The company, which reportedly eats up nearly a third of U.S. bandwidth at peak times, asked itself “why don’t we cut out the middleman, have a direct relationship and potentially save ourselves some money,” Cohen said. “That’s where that agreement came from. It was Netflix’s desire to pay us directly and cut out the middleman.”
FTC settles flashlight app charges: The FTC is finalizing a settlement with a flashlight application company that allegedly shared information about users’ locations with advertisers. The agreement, first announced in December, requires the company behind the Brightest Flashlight app to delete any information it has about people and notify users how and why their location data is being used.
According to the FTC, the Android app had been downloaded tens of millions of times. It allowed people to use their phone’s camera flash as a flashlight.
The House Judiciary subcommittee on the Internet is holding a hearing on control of the Internet domain name system at 9:00 a.m. Larry Strickling, head of the Commerce Department's National Telecommunications and Information Administration, and ICANN President Fadi Chehadé are set to testify.
At the same time, the House Commerce subcommittee will finish its markup of the DOTCOM Act.
IN CASE YOU MISSED IT
Senators on Wednesday expressed skepticism that a proposed mega-merger between the country’s two largest cable companies would be a good deal for subscribers.
As Congress heads into recess, Senate Judiciary Committee Chairman Patrick Leahy (D-Vt.) is for the fourth time postponing the committee's consideration of his patent reform bill.
Rep.
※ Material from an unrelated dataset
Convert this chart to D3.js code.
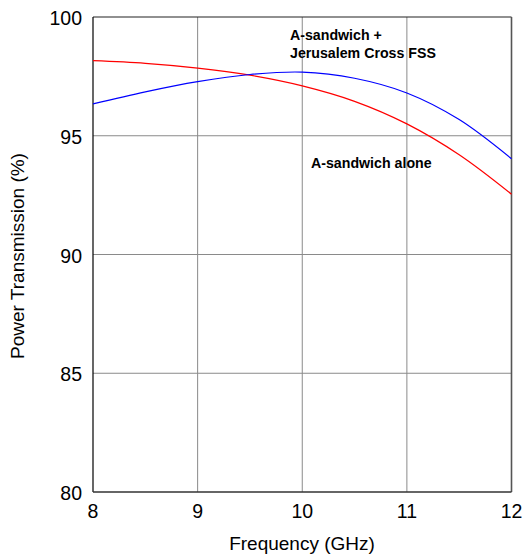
<!DOCTYPE html>
<html>
<head>
<meta charset="utf-8">
<script src="https://cdn.jsdelivr.net/npm/d3@7"></script>
<style>
  body { margin: 0; background: #fff; }
  svg { display: block; font-family: "Liberation Sans", Arial, sans-serif; }
</style>
</head>
<body>
<svg id="chart" width="523" height="554"></svg>
<script>
// frequency points (GHz) and transmission (%)
var freq = [8, 8.5, 9, 9.5, 10, 10.5, 11, 11.5, 12];
var fssValues = [96.34, 96.85, 97.28, 97.58, 97.68, 97.42, 96.80, 95.68, 94.03];
var aloneValues = [98.16, 98.05, 97.85, 97.55, 97.10, 96.45, 95.50, 94.20, 92.54];
var xTicks = [8, 9, 10, 11, 12];
var yTicks = [80, 85, 90, 95, 100];

// plot box (window.top is reserved, so use other names)
var plotLeft = 93, plotRight = 511.5, plotTop = 17, plotBottom = 492;
var svg = d3.select("#chart");

var x = d3.scaleLinear().domain([8, 12]).range([plotLeft, plotRight]);
var y = d3.scaleLinear().domain([80, 100]).range([plotBottom, plotTop]);

// grid
svg.append("g").selectAll("line")
    .data(xTicks.slice(1, -1)).enter().append("line")
    .attr("x1", d => x(d)).attr("x2", d => x(d))
    .attr("y1", plotTop).attr("y2", plotBottom)
    .style("stroke", "#8a8a8a").style("stroke-width", 1);
svg.append("g").selectAll("line")
    .data(yTicks.slice(1, -1)).enter().append("line")
    .attr("x1", plotLeft).attr("x2", plotRight)
    .attr("y1", d => y(d)).attr("y2", d => y(d))
    .style("stroke", "#8a8a8a").style("stroke-width", 1);

// frame
svg.append("line").attr("x1", plotLeft).attr("x2", plotRight).attr("y1", plotTop).attr("y2", plotTop)
    .style("stroke", "#222").style("stroke-width", 1.2);
svg.append("line").attr("x1", plotRight).attr("x2", plotRight).attr("y1", plotTop).attr("y2", plotBottom)
    .style("stroke", "#555").style("stroke-width", 1.6);
svg.append("line").attr("x1", plotLeft).attr("x2", plotLeft).attr("y1", plotTop).attr("y2", plotBottom)
    .style("stroke", "#000").style("stroke-width", 1.2);
svg.append("line").attr("x1", plotLeft).attr("x2", plotRight).attr("y1", plotBottom).attr("y2", plotBottom)
    .style("stroke", "#333").style("stroke-width", 1.6);

// curves
var line = d3.line().curve(d3.curveCatmullRom.alpha(0.5))
    .x((d, i) => x(freq[i])).y(d => y(d));
svg.append("path").datum(aloneValues).attr("d", line)
    .style("fill", "none").style("stroke", "#ff0000").style("stroke-width", 1.2);
svg.append("path").datum(fssValues).attr("d", line)
    .style("fill", "none").style("stroke", "#0000ff").style("stroke-width", 1.2);

// tick labels
svg.append("g").selectAll("text")
    .data(yTicks).enter().append("text")
    .attr("x", 82).attr("y", d => y(d) + 8)
    .attr("text-anchor", "end").style("font-size", "19.5px")
    .text(d => d);
svg.append("g").selectAll("text")
    .data(xTicks).enter().append("text")
    .attr("x", d => x(d)).attr("y", 518)
    .attr("text-anchor", "middle").style("font-size", "19.5px")
    .text(d => d);

// axis titles
svg.append("text").attr("x", 302).attr("y", 550)
    .attr("text-anchor", "middle").style("font-size", "19px")
    .text("Frequency (GHz)");
svg.append("text").attr("transform", "translate(24,256) rotate(-90)")
    .attr("text-anchor", "middle").style("font-size", "19px")
    .text("Power Transmission (%)");

// annotations
var ann = svg.append("g").style("font-size", "14.2px").style("font-weight", "bold");
ann.append("text").attr("x", 290).attr("y", 40).text("A-sandwich +");
ann.append("text").attr("x", 290).attr("y", 58).text("Jerusalem Cross FSS");
ann.append("text").attr("x", 311).attr("y", 168).text("A-sandwich alone");
</script>
</body>
</html>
Zoe Lofgren (D-Calif.) isn’t optimistic about the House Judiciary Committee’s ongoing review of copyright law.
Sen. Mike Lee (R-Utah) said he is worried the proposed merger between Comcast and Time Warner Cable could lead to a clampdown on conservative media.
Former President Clinton on Wednesday said Edward Snowden has been an “imperfect messenger” in his effort to expose the National Security Agency’s surveillance programs.